Although the term “park ranger” is applied pretty broadly in the NPS and the public doesn’t always distinguish between different positions wearing the same uniform, these rangers have special responsibilities and authorities to enforce the laws and regulations in parks that keep people safe and protect your national parks.
The U.S. Park Police is a unit of the NPS with jurisdiction in all Federal parks. Its officers are located in the Washington, DC, New York City, and San Francisco metropolitan areas. The officers also carry out services for special events conducted in the iconic national parks.
NPS “maintenance staff” include a broad range of essential skills and jobs that both protect natural and cultural resources and keep areas clean and safe for visitors to enjoy. Positions range from electricians, carpenters, and plumbers to custodial staff, groundskeepers, mechanics, road or trail crews, and even architects and boat captains!
Custodians, site managers, center directors, and superintendents—they all manage individual NPS units or key offices of the NPS. They are responsible for ensuring that park management actions don’t impair cultural or natural resources and employees and visitors are safe.

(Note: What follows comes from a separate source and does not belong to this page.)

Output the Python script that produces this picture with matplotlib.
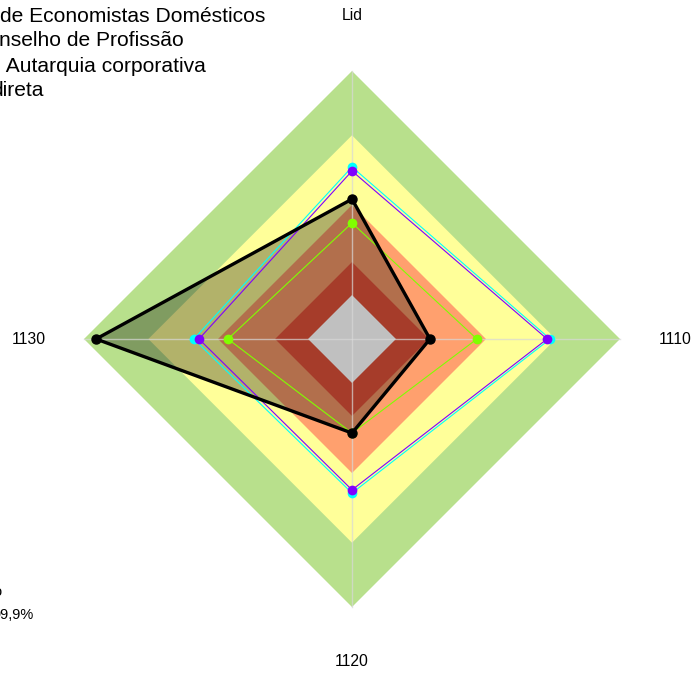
import numpy as np
import matplotlib.pyplot as plt

plt.rcParams['font.family'] = ['Liberation Sans', 'DejaVu Sans']

# axes of the radar, clockwise from the top
axis_labels = ["Lid", "1110", "1120", "1130"]

# background bands (outer limit of each band, 1 = outer edge)
band_limits = [1.0, 0.76, 0.50, 0.287, 0.164]
band_colors = ["#b8e08c", "#ffff99", "#ffa06e", "#a63c2a", "#c0c0c0"]

# series values, same order as axis_labels
cyan_vals = [0.642, 0.739, 0.575, 0.590]
purple_vals = [0.627, 0.728, 0.563, 0.571]
green_vals = [0.433, 0.466, 0.351, 0.463]
black_vals = [0.522, 0.291, 0.351, 0.955]

legend_lines = ["de Economistas Domésticos", "nselho de Profissão",
                " Autarquia corporativa", "direta"]

angles = np.deg2rad([90, 0, 270, 180])


def to_xy(vals):
    r = np.asarray(vals, dtype=float)
    x = r * np.cos(angles)
    y = r * np.sin(angles)
    return np.append(x, x[0]), np.append(y, y[0])


fig = plt.figure(figsize=(6.96, 6.73), dpi=100)
ax = fig.add_axes([0, 0, 1, 1])
R = 268.0
cx, cy = 352.0, 673 - 339.0
ax.set_xlim(-cx / R, (696 - cx) / R)
ax.set_ylim(-cy / R, (673 - cy) / R)
ax.axis("off")

# bands: outer three, then series fill, then inner two
for lim, col in zip(band_limits[:3], band_colors[:3]):
    bx, by = to_xy([lim] * 4)
    ax.fill(bx, by, color=col, lw=0, zorder=1)

bx, by = to_xy(black_vals)
ax.fill(bx, by, color="black", alpha=0.3, lw=0, zorder=2)

for lim, col in zip(band_limits[3:], band_colors[3:]):
    bx, by = to_xy([lim] * 4)
    ax.fill(bx, by, color=col, lw=0, zorder=3)

# radial grid lines
for a in angles:
    ax.plot([0, np.cos(a) * 1.0], [0, np.sin(a) * 1.0], color="#d8d8d8",
            lw=1, alpha=0.7, zorder=4)

# series
for vals, col, lw, ms in [(cyan_vals, "#00ffff", 0.8, 7),
                          (purple_vals, "#8000ff", 0.8, 7),
                          (green_vals, "#80ff00", 0.8, 7)]:
    x, y = to_xy(vals)
    ax.plot(x, y, color=col, lw=lw, zorder=5)
    ax.plot(x[:-1], y[:-1], "o", color=col, ms=ms, mec="none", zorder=6)

x, y = to_xy(black_vals)
ax.plot(x, y, color="black", lw=2.4, zorder=7)
ax.plot(x[:-1], y[:-1], "o", color="black", ms=6.5, zorder=8)

# axis labels
lab_r = 323 / R
for a, lab in zip(angles, axis_labels):
    ax.text(lab_r * np.cos(a), lab_r * np.sin(a), lab, ha="center",
            va="center", fontsize=11.3)

# cut-off legend texts
for i, txt in enumerate(legend_lines):
    xoff = [0, -1, 1, -9][i]
    fig.text(xoff / 696, 1 - (16 + 25 * i) / 673, txt, fontsize=15.1,
             ha="left", va="center")

fig.text(-7 / 696, 1 - 592 / 673, "o", fontsize=10.5, ha="left", va="center")
fig.text(-8 / 696, 1 - 615 / 673, "99,9%", fontsize=10.5, ha="left",
         va="center")

fig.savefig("out.png", dpi=100)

It’s more complicated than that, of course, but whether it’s long-range planning, community relations, hiring or firing employees, developing partnerships, recovering from disasters, or just dealing with the day-to-day bureaucracy, this is where “the buck stops” in any park.

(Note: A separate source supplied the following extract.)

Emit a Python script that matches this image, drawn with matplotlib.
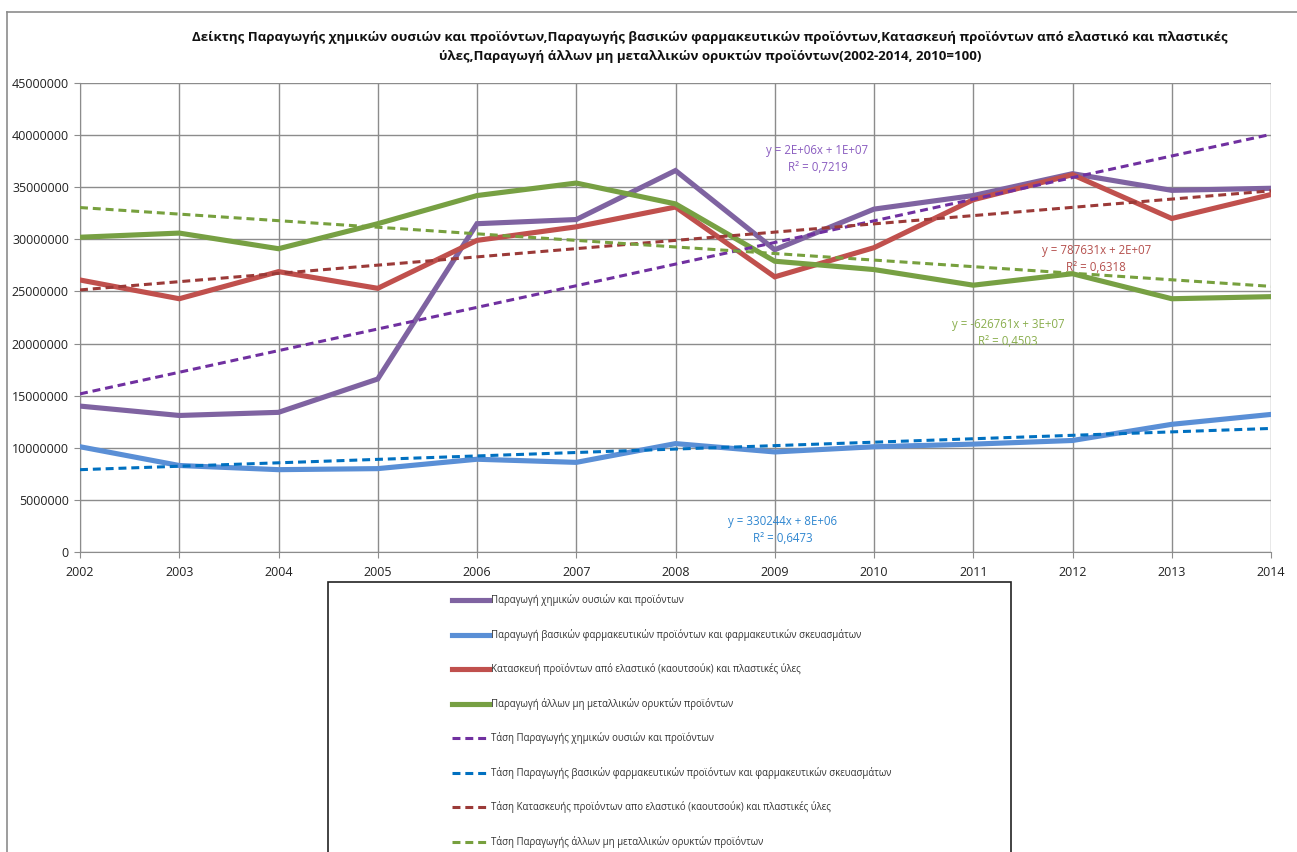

For much of NPS history, women have been excluded from the highest positions in the bureau—regional directors, associate or assistant directors, and directors. Some women, however, have broken through those barriers—let’s hope there are more to come!
Honorary (read “unpaid”) women used their knowledge, skills, and experience to support not just their husbands but also their parks and communities. Some “park wives” started their own careers with the NPS before their marriages and knew what to expect with a life in the Park Service. For many others, the challenges of living in parks while supporting their husbands and raising their families were completely unexpected. Most adapted to the remote duty stations, wildlife, frequent moves, and logistical challenges with humor and grace.
The earliest women to work in many national parks never worked for the NPS. Instead, they owned or worked for the companies that ran park hotels, restaurants, campgrounds, and other visitor facilities. Some women were certified guides and led tours and climbing expeditions. Although these women were not paid by the NPS, they provided important services and were certainly pioneers in their fields, serving as role models for women both within and outside the NPS.